Under pressure to deliver following Mr Khatami's weekend landslide, the Foreign Ministry was also quick to send a signal overseas that the clerical regime was now as ready as ever for detente.

Amid the opening political formalities, a reformist cleric, Mr Mehdi Karubi (64), was reelected parliament speaker, while the President's brother, Mr Mohammad-Reza Khatami, was re-elected deputy speaker.

Mr Mohammad-Reza Khatami, who heads the Islamic Iran Participation Front which dominates the Majlis, said reformists had also started work on hammering out proposals for a new cabinet.

When it comes to foreign policy, the supreme leader, Ayatollah Ali Khamenei, sets the tone, but the Foreign Ministry was quick to assert that Iran was nevertheless on track for greater openess, a key prerequisite for attracting investment.

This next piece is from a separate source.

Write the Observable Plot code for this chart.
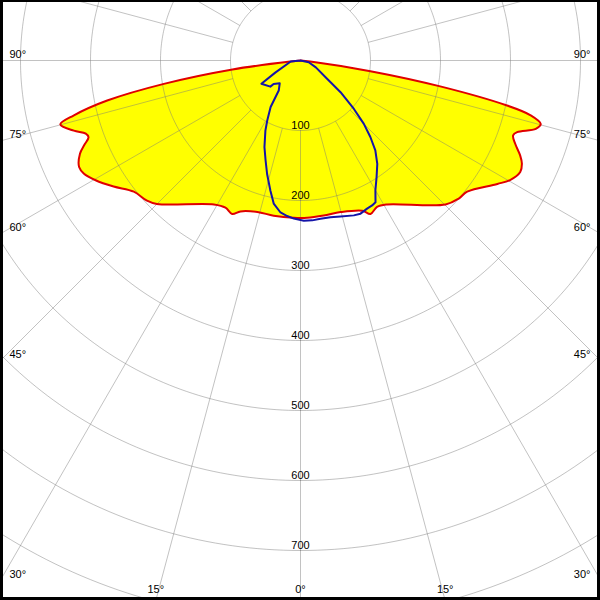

The overwhelming win of Mr Khatami "will give a second wind to our diplomacy, and will permit the government to pursue its policy of detente with determination and force," said a Foreign Ministry spokesman, Mr Hamid-Reza Asefi.

He said the key stumbling block to relations with the US was Washington's refusal to back down and lift unilateral sanctions on the Islamic republic.

"The Americans must give some proof of their goodwill, by taking concrete steps, in making concrete gestures," Mr Asefi said. "The condition of Iran is the lifting of all the sanctions."